The two joint channels of the RLDs in parallel configuration 1 are depicted in FIG. 8, in which the apertures 8 which serve a bearings for the axles 4 (shown in FIGS. 1,2) are shown on the joint channels 1. The turning gates 2 have rear ends 17 which are used for manual release of the laces. The inlet openings 13 also are denoted in FIG. 8. The openings 13 are used as recesses of the lower side wall 21 for laces' entry while the protrusion 15 which is coupled with the clasp 23 (shown in FIGS. 7,8) is used as a rear segment which creates a moment force when the fastened laces 14 are pressed against the recesses 13. The moment force turns the LRD's channels downwards towards the top surface of the footwear and keeps the LRD's parallel configuration flat on top of the footwear.
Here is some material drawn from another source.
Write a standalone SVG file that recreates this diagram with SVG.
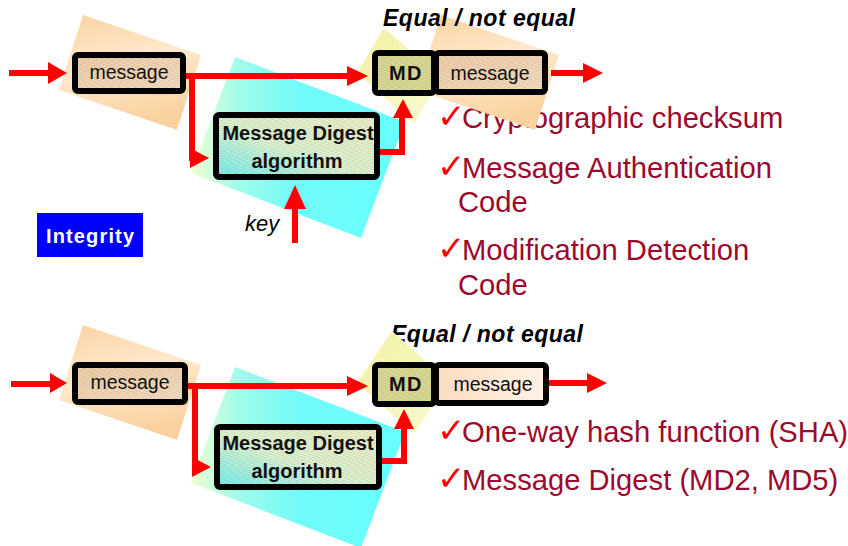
<svg xmlns="http://www.w3.org/2000/svg" width="848" height="546" viewBox="0 0 848 546">
<defs>
<linearGradient id="peachBg" x1="0" y1="0" x2="0.3" y2="1">
<stop offset="0" stop-color="#FAD3A2"/>
<stop offset="0.5" stop-color="#FFE9CC"/>
<stop offset="1" stop-color="#FAD2A0"/>
</linearGradient>
<linearGradient id="cyanBg" x1="0" y1="0.5" x2="1" y2="0.5">
<stop offset="0" stop-color="#F0FFD0"/>
<stop offset="0.22" stop-color="#A0FCEC"/>
<stop offset="0.5" stop-color="#72FAFA"/>
<stop offset="1" stop-color="#66FFFF"/>
</linearGradient>
<linearGradient id="yellowBg" x1="0" y1="0" x2="1" y2="1">
<stop offset="0" stop-color="#F2F2A0"/>
<stop offset="1" stop-color="#FAFAD6"/>
</linearGradient>
<linearGradient id="peachBox" x1="0" y1="0" x2="1" y2="1">
<stop offset="0" stop-color="#F6D2AA"/>
<stop offset="1" stop-color="#FBE2C4"/>
</linearGradient>
<linearGradient id="peachLight" x1="0" y1="0" x2="1" y2="0">
<stop offset="0" stop-color="#FBDCC0"/>
<stop offset="1" stop-color="#FFF3E6"/>
</linearGradient>
<linearGradient id="algBox" x1="0" y1="1" x2="1" y2="0">
<stop offset="0" stop-color="#70F4F4"/>
<stop offset="0.45" stop-color="#E2F8D4"/>
<stop offset="1" stop-color="#F2F4C8"/>
</linearGradient>
<pattern id="hatch" width="6" height="2.4" patternUnits="userSpaceOnUse" patternTransform="rotate(18)">
<line x1="0" y1="0.6" x2="6" y2="0.6" stroke="#6A6A6A" stroke-width="0.6" opacity="0.45"/>
</pattern>
<style>
.box{stroke:#000;stroke-width:6;}
.hatch{fill:url(#hatch);stroke:none;}
.lbl{font-family:"Liberation Sans",Arial,sans-serif;font-size:19.5px;fill:#111;text-anchor:middle;}
.blbl{font-family:"Liberation Sans",Arial,sans-serif;font-size:20px;font-weight:bold;fill:#111;text-anchor:middle;}
.eq{font-family:"Liberation Sans",Arial,sans-serif;font-size:23px;font-weight:bold;font-style:italic;fill:#000;}
.list{font-family:"Liberation Sans",Arial,sans-serif;font-size:29.2px;fill:#9B0A2D;}
.chk{font-family:"DejaVu Sans",sans-serif;font-size:34px;fill:#FF0000;}
.wire{fill:none;stroke:#FF0000;stroke-width:6;}
.head{fill:#FF0000;stroke:none;}
</style>
</defs>
<rect width="848" height="546" fill="#FFFFFF"/>

<!-- text that sits beneath backgrounds -->
<g id="list-top">
<text class="chk" x="437" y="128">✓</text><text class="list" x="462" y="128">Cryptographic checksum</text>
<text class="chk" x="437" y="178">✓</text><text class="list" x="462" y="178">Message Authentication</text>
<text class="list" x="458" y="212">Code</text>
<text class="chk" x="437" y="260">✓</text><text class="list" x="462" y="260">Modification Detection</text>
<text class="list" x="458" y="295">Code</text>
</g>
<g id="list-bottom">
<text class="chk" x="437" y="442">✓</text><text class="list" x="462" y="442">One-way hash function (SHA)</text>
<text class="chk" x="437" y="490">✓</text><text class="list" x="462" y="490">Message Digest (MD2, MD5)</text>
</g>
<g id="equal-bottom"><text class="eq" x="391" y="342" textLength="192" lengthAdjust="spacing">Equal / not equal</text></g>

<!-- backgrounds -->
<g id="backgrounds">
<polygon points="83,15 201,55 177,130 59,90" fill="url(#peachBg)"/>
<polygon points="235,57 405,122 361,238 191,173" fill="url(#cyanBg)"/>
<polygon points="384,28 441,78 414,124 357,73" fill="url(#yellowBg)"/>
<polygon points="441,15 559,55 535,130 417,90" fill="url(#peachBg)"/>
<polygon points="83,325 201,365 177,440 59,400" fill="url(#peachBg)"/>
<polygon points="235,367 405,432 361,548 191,483" fill="url(#cyanBg)"/>
<polygon points="392,331 449,382 414,434 357,383" fill="url(#yellowBg)"/>
</g>
<g id="equal-top"><text class="eq" x="383" y="26" textLength="192" lengthAdjust="spacing">Equal / not equal</text></g>

<!-- connectors -->
<g id="connectors">
<line class="wire" x1="9" y1="73" x2="52" y2="73"/>
<polygon class="head" points="48,62 67,73 48,84"/>
<path class="wire" d="M186,76 H350"/>
<polygon class="head" points="347,66 368,76 347,86"/>
<path class="wire" d="M192,73 V158 H194"/>
<polygon class="head" points="190,148 209,158 190,168"/>
<path class="wire" d="M380,152 H402 V115"/>
<polygon class="head" points="393,118 403,99 413,118"/>
<line class="wire" x1="551" y1="73" x2="586" y2="73"/>
<polygon class="head" points="583,63 603,73 583,83"/>
<line class="wire" x1="295" y1="243" x2="295" y2="206"/>
<polygon class="head" points="284,209 295,185 306,209"/>

<line class="wire" x1="11" y1="384" x2="54" y2="384"/>
<polygon class="head" points="50,373 67,383 50,393"/>
<path class="wire" d="M188,386 H350"/>
<polygon class="head" points="347,376 368,386 347,396"/>
<path class="wire" d="M195,383 V467 H196"/>
<polygon class="head" points="192,457 211,467 192,477"/>
<path class="wire" d="M382,461 H404 V427"/>
<polygon class="head" points="394,429 404,409 414,429"/>
<line class="wire" x1="546" y1="383" x2="590" y2="383"/>
<polygon class="head" points="587,373 607,383 587,393"/>
</g>

<!-- nodes: top -->
<g id="message-in-top">
<rect class="box" x="75" y="55" width="108" height="36" rx="3" fill="url(#peachBox)"/>
<rect class="hatch" x="78" y="58" width="102" height="30"/>
<text class="lbl" x="129" y="79">message</text>
</g>
<g id="md-alg-top">
<rect class="box" x="216" y="115" width="161" height="62" rx="3" fill="url(#algBox)"/>
<rect class="hatch" x="219" y="118" width="155" height="56"/>
<text class="blbl" x="298" y="140">Message Digest</text>
<text class="blbl" x="297" y="168">algorithm</text>
</g>
<g id="message-out-top">
<rect class="box" x="436" y="53" width="109" height="39" rx="3" fill="url(#peachBox)"/>
<rect class="hatch" x="439" y="56" width="103" height="33"/>
<text class="lbl" x="490" y="80">message</text>
</g>
<g id="md-top">
<rect class="box" x="375" y="53" width="59" height="40" rx="3" fill="#DEDE94"/>
<rect class="hatch" x="378" y="56" width="53" height="34"/>
<text class="blbl" x="406" y="80" font-size="19.5" letter-spacing="1.5">MD</text>
</g>

<!-- nodes: bottom -->
<g id="message-in-bottom">
<rect class="box" x="75" y="365" width="110" height="37" rx="3" fill="url(#peachBox)"/>
<rect class="hatch" x="78" y="368" width="104" height="31"/>
<text class="lbl" x="130" y="389">message</text>
</g>
<g id="md-alg-bottom">
<rect class="box" x="217" y="427" width="162" height="60" rx="3" fill="url(#algBox)"/>
<rect class="hatch" x="220" y="430" width="156" height="54"/>
<text class="blbl" x="298" y="450">Message Digest</text>
<text class="blbl" x="297" y="478">algorithm</text>
</g>
<g id="message-out-bottom">
<rect class="box" x="436" y="365" width="110" height="38" rx="3" fill="url(#peachLight)"/>
<text class="lbl" x="493" y="391">message</text>
</g>
<g id="md-bottom">
<rect class="box" x="375" y="365" width="59" height="39" rx="3" fill="#DEDE94"/>
<rect class="hatch" x="378" y="368" width="53" height="33"/>
<text class="blbl" x="406" y="391" font-size="19.5" letter-spacing="1.5">MD</text>
</g>

<!-- other labels -->
<g id="integrity">
<rect x="37" y="213" width="106" height="44" fill="#0000FF"/>
<text x="90" y="243" font-family="Liberation Sans, Arial, sans-serif" font-size="20" font-weight="bold" fill="#FFFFFF" text-anchor="middle" textLength="88" lengthAdjust="spacing">Integrity</text>
</g>
<g id="key-label">
<text x="245" y="231" font-family="Liberation Sans, Arial, sans-serif" font-size="22" font-style="italic" fill="#000">key</text>
</g>
</svg>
FIG. 8 shows the LRD in active state in which the front ends 6 are pressuring the laces 14 against the gripping wall 16 and restrict their motion backwards i.e. from left to right in FIG. 8 while allowing the laces to move forwards i.e. from right to left in FIG. 8. When the laces 14 are pulled forwards they slide smoothly with minimum wear while engaging with the smooth sides 19 of the front ends 18 and also engaging the smooth surface of the gripping wall 16.
FIG. 8 shows a 3D isometric drawing of the turning gate 2, The turning gate 2 has a rear end 17 which is used for manual lace releasing by deactivating the LRD. In FIG. 8 the rear end 17 is not pressed and therefore activates the LRDs and the front ends 6 pressurize the laces 14 against the gripping walls 16 and the laces 14 are in restricted states.